Optimising Your Site for Voice Search
While the majority of website traffic still comes from traditional search engine queries, voice search is gaining popularity. And if you haven’t optimised your site for voice search, you may be missing out on a lot of business opportunities.
Voice search is everywhere – part of the reason it’s become so popular is that almost every smartphone has voice recognition software. The technology is in a huge range of devices, so it’s incredibly easy to access.
Voice search is a method of searching the internet through speech recognition software. You can use devices like Google Assistant, Alexa, Amazon Echo, as well as your phone to submit a query through a search engine.
While voice recognition technology has been around for many years, it’s only in the last decade or so that it’s become more advanced and more widespread. Smart speaker sales reached an all time high in 2020, and it’s been estimated that 55% of households will own such a device by 2022.
How is Voice Search Different from Search Engine Queries?
The main difference between typing a query into a search engine and using voice search is tone. When you type a question into Google, you’re likely to use specific keywords. For instance, if you’re looking for a local restaurant, you might enter the search term ‘restaurants near me’. But if you were using voice search, you may say something like ‘where can I go out for dinner tonight?’ The language is more conversational, so the technology has to be good at semantics.
All this means that when you write for SEO, you can’t just stuff keywords into your articles. There has been a shift to prioritising user experience instead. This isn’t just down to evolving voice recognition technology – Google’s 2021 Page Experience update demonstrates the importance of focusing on the user – but voice search has certainly played a part in the new trend.
Optimising your site for voice search doesn’t have to mean including lots of audio content, though that’s not a bad idea if it will appeal to your audience! You can follow the same SEO strategy you’re currently using, just with a few small differences.
Do bear in mind though that a lot of voice activated technology, such as Amazon Echo and Apple’s Siri, use Bing as the default search engine. So you can’t just optimise for Google with voice search, you need to do it across the board.
1. Tailor Your Content
One of the most important things with any online search, regardless of whether it’s made via desktop or voice activated software, is relevancy. Your content has to be amongst the most relevant, in order to be presented to a user. And to appeal to the widest audience, you need to consider what different groups of people want to discover.
In other words, it may not be enough just to answer common questions – you might also need to explore variations on a theme, so that everyone can find the answer they’re looking for. This could mean creating video content, infographics, or maybe podcasts, alongside your written copy.
2. Use Schema Markup
If you’re not already familiar with Schema Markup, now is the time to get to grips with it! You can use Schema Markup to let search engines like Google know what your website is about. Essentially, you can add this type of microdata to your HTML, and give some context to your site content.
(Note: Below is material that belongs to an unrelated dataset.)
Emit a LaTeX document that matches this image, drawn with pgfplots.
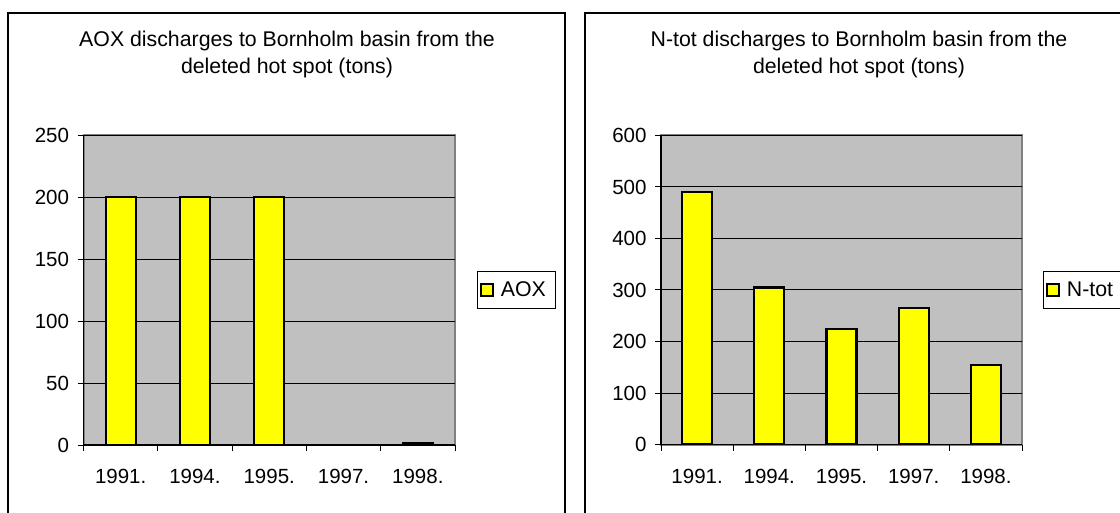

Schema Markup should help you rank better in any type of search, voice search included. It makes it easier for Google and other search engines to know when your content is relevant to specific queries.
3. Local Searches
According to Search Engine Watch, voice searches are three times more likely to be local searches than a written query. Generally speaking, this is because people are looking for an immediate answer with voice search – they don’t want to spend ages researching.
There’s a good chance that you’ll already be focusing on local searches in your SEO strategy, especially if you mainly cater to a local audience. The main principles of local SEO are including lots of content relevant to your locality, and integrating local keywords into your written copy. It’s also sensible to create a Google My Business account, so that search engines know where you’re based.
4. Answer Questions
When people use voice search, they tend to start their queries with words like ‘what’, ‘where’ ‘why’ and ‘how’. In order to answer these questions, it’s a good idea to create a FAQ page, which addresses common questions in a conversational tone. You should also try and use the specific questions likely to be asked, which you can find by using traditional keyword research. One great way to find popular search terms is to start typing a question into Google, and then seeing what the suggested searches are.
A frequently asked questions page is something you should probably be including on your website even if you’re not optimising for voice search, as it will boost your rankings in general. FAQ pages are useful for SEO, as they show that you’re answering customer queries. And if your answer is incredibly informative and well written, it may even become a featured snippet on Google.
A popular strategy that is employed by a lot of content creators is to use a common question as the headline for a page, and then immediately after this, provide a concise answer or definition. You can then expand on this initial answer throughout the rest of the article.
Overall, the techniques you implement to optimise for voice search should not only help you reach a wider audience, they should also improve your SEO. Many of the strategies listed above will be things you’re working on already, as they’ll help increase your traffic and sales.